-- start --
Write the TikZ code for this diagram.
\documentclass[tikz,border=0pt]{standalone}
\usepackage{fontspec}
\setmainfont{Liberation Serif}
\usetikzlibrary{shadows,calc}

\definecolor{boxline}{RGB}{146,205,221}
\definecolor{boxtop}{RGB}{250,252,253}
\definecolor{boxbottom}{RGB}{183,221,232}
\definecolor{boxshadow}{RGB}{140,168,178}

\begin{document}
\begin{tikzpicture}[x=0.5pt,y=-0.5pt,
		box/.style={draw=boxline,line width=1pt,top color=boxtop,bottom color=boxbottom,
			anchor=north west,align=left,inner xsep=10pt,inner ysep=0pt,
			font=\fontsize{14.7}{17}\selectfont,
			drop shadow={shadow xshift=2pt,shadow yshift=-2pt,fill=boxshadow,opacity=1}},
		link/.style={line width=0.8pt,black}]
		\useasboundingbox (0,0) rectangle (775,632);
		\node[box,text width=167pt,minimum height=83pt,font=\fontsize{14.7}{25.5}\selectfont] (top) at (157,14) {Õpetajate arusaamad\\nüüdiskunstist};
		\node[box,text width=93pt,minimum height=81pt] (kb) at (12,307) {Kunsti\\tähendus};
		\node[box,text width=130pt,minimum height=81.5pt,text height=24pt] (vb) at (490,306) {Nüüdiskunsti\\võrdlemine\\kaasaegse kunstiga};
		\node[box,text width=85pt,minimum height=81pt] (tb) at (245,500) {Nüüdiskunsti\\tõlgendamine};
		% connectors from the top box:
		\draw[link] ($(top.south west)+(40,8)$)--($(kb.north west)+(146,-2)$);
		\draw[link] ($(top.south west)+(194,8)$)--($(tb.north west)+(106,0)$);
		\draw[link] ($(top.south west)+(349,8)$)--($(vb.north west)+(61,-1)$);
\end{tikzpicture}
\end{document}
-- end --
Set down all of the data above, word for word.

(OUTPUT OF THE EXERCISE)
Write the TikZ code for this diagram.
\documentclass[tikz,border=0pt]{standalone}
\usepackage{fontspec}
\setmainfont{Liberation Serif}
\usetikzlibrary{shadows,calc}

\definecolor{boxline}{RGB}{146,205,221}
\definecolor{boxtop}{RGB}{250,252,253}
\definecolor{boxbottom}{RGB}{183,221,232}
\definecolor{boxshadow}{RGB}{140,168,178}

\begin{document}
\begin{tikzpicture}[x=0.5pt,y=-0.5pt,
		box/.style={draw=boxline,line width=1pt,top color=boxtop,bottom color=boxbottom,
			anchor=north west,align=left,inner xsep=10pt,inner ysep=0pt,
			font=\fontsize{14.7}{17}\selectfont,
			drop shadow={shadow xshift=2pt,shadow yshift=-2pt,fill=boxshadow,opacity=1}},
		link/.style={line width=0.8pt,black}]
		\useasboundingbox (0,0) rectangle (775,632);
		\node[box,text width=167pt,minimum height=83pt,font=\fontsize{14.7}{25.5}\selectfont] (top) at (157,14) {Õpetajate arusaamad\\nüüdiskunstist};
		\node[box,text width=93pt,minimum height=81pt] (kb) at (12,307) {Kunsti\\tähendus};
		\node[box,text width=130pt,minimum height=81.5pt,text height=24pt] (vb) at (490,306) {Nüüdiskunsti\\võrdlemine\\kaasaegse kunstiga};
		\node[box,text width=85pt,minimum height=81pt] (tb) at (245,500) {Nüüdiskunsti\\tõlgendamine};
		% connectors from the top box:
		\draw[link] ($(top.south west)+(40,8)$)--($(kb.north west)+(146,-2)$);
		\draw[link] ($(top.south west)+(194,8)$)--($(tb.north west)+(106,0)$);
		\draw[link] ($(top.south west)+(349,8)$)--($(vb.north west)+(61,-1)$);
\end{tikzpicture}
\end{document}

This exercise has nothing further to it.